P.S. I'd really like to shame you.
i start when penetration starts and stop when it stops, whether i want to or not. sometimes i'll get a breather in certain positions. uncontrollable reflex kind of thing.

i'd like to see you try to shame me. it's not easy.
 
That's hot, A. So many different flavors of women and Os. It gladdens my heart and loins.

It's especially delicious when one woman has a multitude of different Os. Inspires reverence and awe.
 
tortoise said:
That's hot, A. So many different flavors of women and Os. It gladdens my heart and loins.

It's especially delicious when one woman has a multitude of different Os. Inspires reverence and awe.
it kind of gets annoying. there are times i'd like to just sit back and enjoy the ride without hyperventilating and getting all frenetic.
 
Hester said:
it kind of gets annoying. there are times i'd like to just sit back and enjoy the ride without hyperventilating and getting all frenetic.

Hm. I would imagine (and I could very well be talking out my ass here, wouldn't be the first time, nor the last) that many women would like to be in your, uh, bare feet in this regard.

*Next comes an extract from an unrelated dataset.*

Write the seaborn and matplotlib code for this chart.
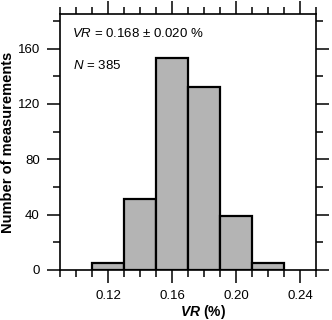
import numpy as np
import pandas as pd
import matplotlib
matplotlib.use("Agg")
import matplotlib.pyplot as plt
from matplotlib.ticker import MultipleLocator
import seaborn as sns

bin_edges = [0.11, 0.13, 0.15, 0.17, 0.19, 0.21, 0.23]
bin_counts = [5, 51, 153, 132, 39, 5]
bin_centers = [0.12, 0.14, 0.16, 0.18, 0.20, 0.22]
x_ticks = [0.12, 0.16, 0.20, 0.24]
y_ticks = [0, 40, 80, 120, 160]

sns.set_style("ticks")
plt.rcParams["font.family"] = ["Liberation Sans", "DejaVu Sans"]
plt.rcParams["text.color"] = "black"
plt.rcParams["axes.labelcolor"] = "black"
plt.rcParams["mathtext.fontset"] = "custom"
plt.rcParams["mathtext.rm"] = "Liberation Sans"
plt.rcParams["mathtext.it"] = "Liberation Sans:italic"
plt.rcParams["mathtext.bf"] = "Liberation Sans:bold"
plt.rcParams["mathtext.bfit"] = "Liberation Sans:italic:bold"

df = pd.DataFrame({"VR": bin_centers, "count": bin_counts})

fig = plt.figure(figsize=(3.32, 3.20), dpi=100)
ax = fig.add_axes([60 / 332, 1 - 270 / 320, 256 / 332, 256 / 320])

sns.histplot(data=df, x="VR", weights="count", bins=bin_edges, ax=ax,
             color="#b4b4b4", edgecolor="black", linewidth=1.6, alpha=1)

ax.set_xlim(0.09, 0.25)
ax.set_ylim(0, 185)
ax.set_xticks(x_ticks)
ax.set_xticklabels([f"{t:.2f}" for t in x_ticks])
ax.set_yticks(y_ticks)
ax.xaxis.set_minor_locator(MultipleLocator(0.01))
ax.yaxis.set_minor_locator(MultipleLocator(20))

for side in ["top", "right", "left", "bottom"]:
    ax.spines[side].set_visible(True)
    ax.spines[side].set_linewidth(1.2)
    ax.spines[side].set_color("black")

ax.tick_params(which="both", direction="out", top=True, right=True,
               width=1.1, colors="black", labelsize=9.5)
ax.tick_params(which="major", length=9.5, pad=5)
ax.tick_params(which="minor", length=5)

ax.set_xlabel(r"$\mathbfit{VR}$ (%)", fontsize=10, fontweight="bold")
ax.xaxis.set_label_coords((203 - 60) / 256, -0.13)
ax.set_ylabel("Number of measurements", fontsize=10.5, fontweight="bold")
ax.yaxis.set_label_coords(-0.176, 0.5)

ax.text(0.047, 0.925, r"$\it{VR}$ = 0.168 ± 0.020 %", transform=ax.transAxes,
        fontsize=9.5, va="center", ha="left")
ax.text(0.05, 0.80, r"$\it{N}$ = 385", transform=ax.transAxes,
        fontsize=9.5, va="center", ha="left")

plt.savefig("out.png", dpi=100)
plt.close()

As a guy, I can say it would NOT be annoying in the slightest. Although, I do enjoy the slow, gradual build with frenzy at the top very much as well. It's all good.
 
Hester said:
i start when penetration starts and stop when it stops, whether i want to or not. sometimes i'll get a breather in certain positions. uncontrollable reflex kind of thing.

i'd like to see you try to shame me. it's not easy.
Oh My God! This is when I get my "penis for a day" fantasy. That must be a very thrilling ride for the penetrator.
 
Olivia_Yearns said:
Oh My God! This is when I get my "penis for a day" fantasy. That must be a very thrilling ride for the penetrator.
there was a john irving character---a viennese prostitute---who inhabited a hotel with other working girls. in the story they made fun of her because they could always hear her dramatizing her orgasms. toward the end of the story it was revealed that she always Oed with her clients. little did i know when i read that as a young adult that that woman would be me.
 
Hester said:
...toward the end of the story it was revealed that she always Oed with her clients. little did i know when i read that as a young adult that that woman would be me.

You always O with your clients? :confused:

Whatever it is you do, I wish you could bottle it and sell it to other women. You'd become a billionare, albeit it in a kind of embarassing way. Actually, I think your biggest customers might be women's husbands. ;)
 
stirbird said:
You always O with your clients? :confused:

Whatever it is you do, I wish you could bottle it and sell it to other women. You'd become a billionare, albeit it in a kind of embarassing way. Actually, I think your biggest customers might be women's husbands. ;)
lol. if they only knew, eh?

oddly, i hardly ever use self penetration when masturbating. maybe a few times a month.